2006/09/13 сентиментальные путешествия
В больших готических храмах трудно молиться. Они так велики, что для Бога там не хватает места. Во всяком случае, днём. И поэтому туда набивается множество посторонних личностей и вещей. Там селятся драконы с колосящимися хвостами, пожилые бароны в сморщенных каменных чулках и с тройными подбородками, сумрачные рыцари с сонными квадратными лицами, старенькие простуженные химеры, гербы, штандарты и памятные доски, исписанные невразумительными золотыми письменами. А ещё там всё время устраивают органные концерты и выставки венецианского стекла. Так продолжается до глубокого вечера, пока не стихнут последние вздохи концерта, не стемнеют витражи, и служитель не выставит со всем возможным уважением последнего туриста, отбившегося от экскурсии. И тогда драконы встряхиваются и с резиновым шелестом вылетают через открытое окошко под куполом; химеры расправляют тощие перепончатые крылья и улетают вслед за ними; бароны вылезают из ниш и возвращаются у своим лошадям с подстриженными хвостами, пёстро-чёрным догам и толстым прекрасным баронессам с подбритыми лбами и ямочками на щеках; рыцари, вздыхая и пытаясь почесаться под каменными латами, спускаются с постаментов и надгробий и уходят в свои бесконечные странствия, чтобы изредка встречаться на перекрёстках, похваляться подвигами и спорить, чей Грааль лучше; венецианские вазы разбредаются по своим венецианским шкафам и буфетам, и куда-то деваются флаги, штандарты и плиты с памятными досками. И храм становится маленьким и тесным, как хижина отшельника. И острые своды отрываются и уходят в небо вместе с арками и перекрытиями, и вместо них сверху спускается тьма, и накрывает хижину сверху, как тёплая травяная крыша. И тишина наступает равномерно со всех сторон, оставляя крошечный квадратик пространства с тяжёлыми деревянными скамьями. На них, изредка покашливая, шаркая ногами и позвякивая чётками, смиренно и нетерпеливо сидит ожидание. И когда все звуки и шорохи окончательно смолкают, а витражах не остаётся ни одной дневной искры, звенит колокольчик.
2006/09/14
В нашем зале нет звонка. Поэтому перед закрытием я хожу по залу и звеню ключами. И наблюдаю, как это не производит на присутствующих никакого впечатления. Ближе к полуночи, выметя из углов раздвижной французской шваброй последних посетителей, я вешаю на двери замок и выхожу в тёплую осеннюю темноту. В немецком ресторанчике играет аккордеон и продаются на метры горячие колбаски. Сквозь окна офиса напротив видна развешенная во всю стену Птолемеева картина мира. На её фоне загадочный молодой человек в чёрной водолазке пьёт кофе и улыбается тонкой межпространственной улыбкой. Милиционер на перекрёстке смотрит из-под козырька в небо и ждёт сигнала из космоса.

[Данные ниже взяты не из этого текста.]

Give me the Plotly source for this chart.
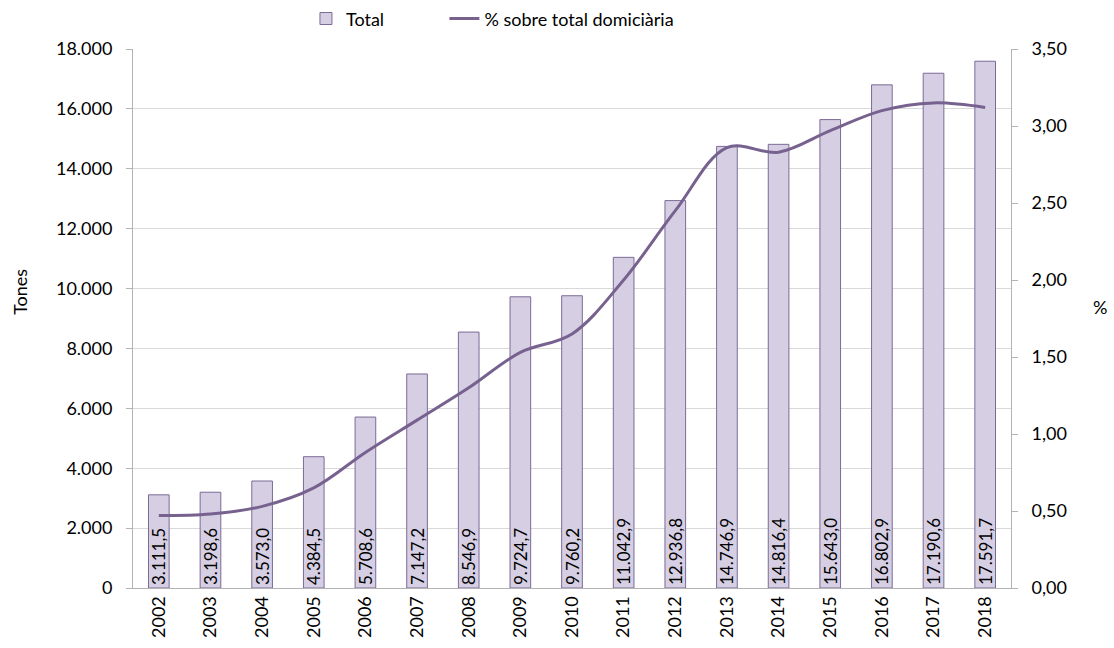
import plotly.graph_objects as go

years = [str(y) for y in range(2002, 2019)]
total_tones = [3111.5, 3198.6, 3573.0, 4384.5, 5708.6, 7147.2, 8546.9, 9724.7, 9760.2,
               11042.9, 12936.8, 14746.9, 14816.4, 15643.0, 16802.9, 17190.6, 17591.7]
pct_domiciliaria = [0.47, 0.48, 0.53, 0.65, 0.88, 1.09, 1.30, 1.53, 1.65,
                    2.00, 2.45, 2.86, 2.83, 2.97, 3.10, 3.15, 3.12]

left_ticks = list(range(0, 18001, 2000))
right_ticks = [0, 0.5, 1.0, 1.5, 2.0, 2.5, 3.0, 3.5]

FONT = "Lato, 'Open Sans', sans-serif"
AXIS_GREY = "#b3b3b3"
GRID_GREY = "#d9d9d9"

fig = go.Figure()
fig.add_trace(go.Bar(
    x=years, y=total_tones, name="Total" + "\u00a0" * 12,
    marker={"color": "#d6cfe3", "line": {"color": "#7b6a96", "width": 1}},
    texttemplate="%{y:,.1f}", textposition="inside", insidetextanchor="start",
    textangle=-90, constraintext="none",
    insidetextfont={"size": 17, "color": "#000000", "family": FONT},
))
fig.add_trace(go.Scatter(
    x=years, y=pct_domiciliaria, name="% sobre total domiciària", yaxis="y2",
    mode="lines", line={"color": "#77628f", "width": 3, "shape": "spline", "smoothing": 1.0},
))

fig.update_layout(
    width=1114, height=648,
    margin={"l": 133, "r": 103, "t": 49, "b": 60, "autoexpand": False},
    paper_bgcolor="white", plot_bgcolor="white",
    separators=",.",
    font={"family": FONT, "size": 18, "color": "#000000"},
    bargap=0.6,
    showlegend=True,
    legend={"orientation": "h", "x": 0.197, "y": 1.056, "xanchor": "left", "yanchor": "middle",
            "font": {"size": 18}},
    xaxis={"type": "category", "tickangle": -90, "showline": True, "linecolor": AXIS_GREY,
           "linewidth": 1, "ticks": "", "showgrid": False, "tickfont": {"size": 18},
           "automargin": False},
    yaxis={"range": [0, 18000], "tickvals": left_ticks, "tickformat": ",d",
           "showgrid": True, "gridcolor": GRID_GREY, "showline": True, "linecolor": AXIS_GREY,
           "ticks": "outside", "ticklen": 6, "tickcolor": AXIS_GREY, "ticklabelstandoff": 10,
           "zeroline": False, "automargin": False},
    yaxis2={"range": [0, 3.5], "tickvals": right_ticks, "tickformat": ".2f",
            "overlaying": "y", "side": "right", "showgrid": False, "showline": True,
            "linecolor": AXIS_GREY, "ticks": "outside", "ticklen": 6, "tickcolor": AXIS_GREY,
            "ticklabelstandoff": 10, "zeroline": False, "automargin": False},
    annotations=[
        {"text": "Tones", "xref": "paper", "yref": "paper", "x": -0.129, "y": 0.549,
         "xanchor": "center", "yanchor": "middle",
         "textangle": -90, "showarrow": False, "font": {"size": 18}},
        {"text": "%", "xref": "paper", "yref": "paper", "x": 1.101, "y": 0.521,
         "xanchor": "center", "yanchor": "middle",
         "showarrow": False, "font": {"size": 18}},
    ],
)

fig.write_html("out.html", config={"displayModeBar": False})

# drop the browser's default body margin so the figure sits at the page origin
with open("out.html", encoding="utf-8") as fh:
    page = fh.read()
page = page.replace("<body>", '<body style="margin:0">', 1)
with open("out.html", "w", encoding="utf-8") as fh:
    fh.write(page)
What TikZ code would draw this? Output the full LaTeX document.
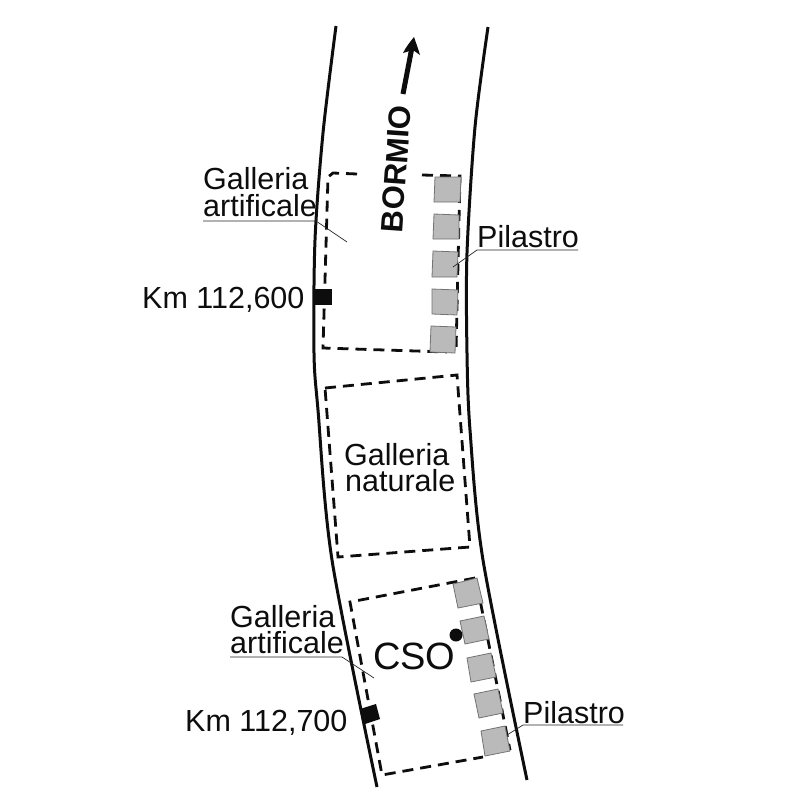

У меня, между прочим, был когда-то знакомый козёл, который тоже любил стоять на перекрёстке. Точнее говоря, он стоял на повороте тропы, ведущей от деревни к речке. По одну сторону от тропы был глухой забор, а по другую – овраг с крутым, почти отвесным спуском. Козёл стоял на углу, улыбался и ждал. Всякий, кто шёл по тропинке к реке, неизбежно наталкивался на его улыбку. Умные люди заранее припасали на этот случай кусочек хлеба, печенье или вафлю. Последнее козёл особенно уважал и кушал вместе с обёрткой. Получив дань, он милостиво тряс хвостом, убирал рога и неторопливой походкой удалялся в овраг. А кто не догадывался захватить с собой ничего, что могло бы понравится козлу, должен был выбирать: поворачивать ли назад, сигать ли через забор в чужой огород или скатываться вниз по склону в заросли молодой крапивы. Заметьте себе, что по тропинке, ведущей на речку, люди обычно ходят в купальниках или плавках. Козёл отлично это понимал и извлекал из этого обстоятельства всё, что можно было из него извлечь. Я не знаю, в кого он такой уродился. Я прекрасно знала его отца – серьёзного, всегда задумчивого старика с профилем древнего алтайского мудреца. Сын ничем его не напоминал.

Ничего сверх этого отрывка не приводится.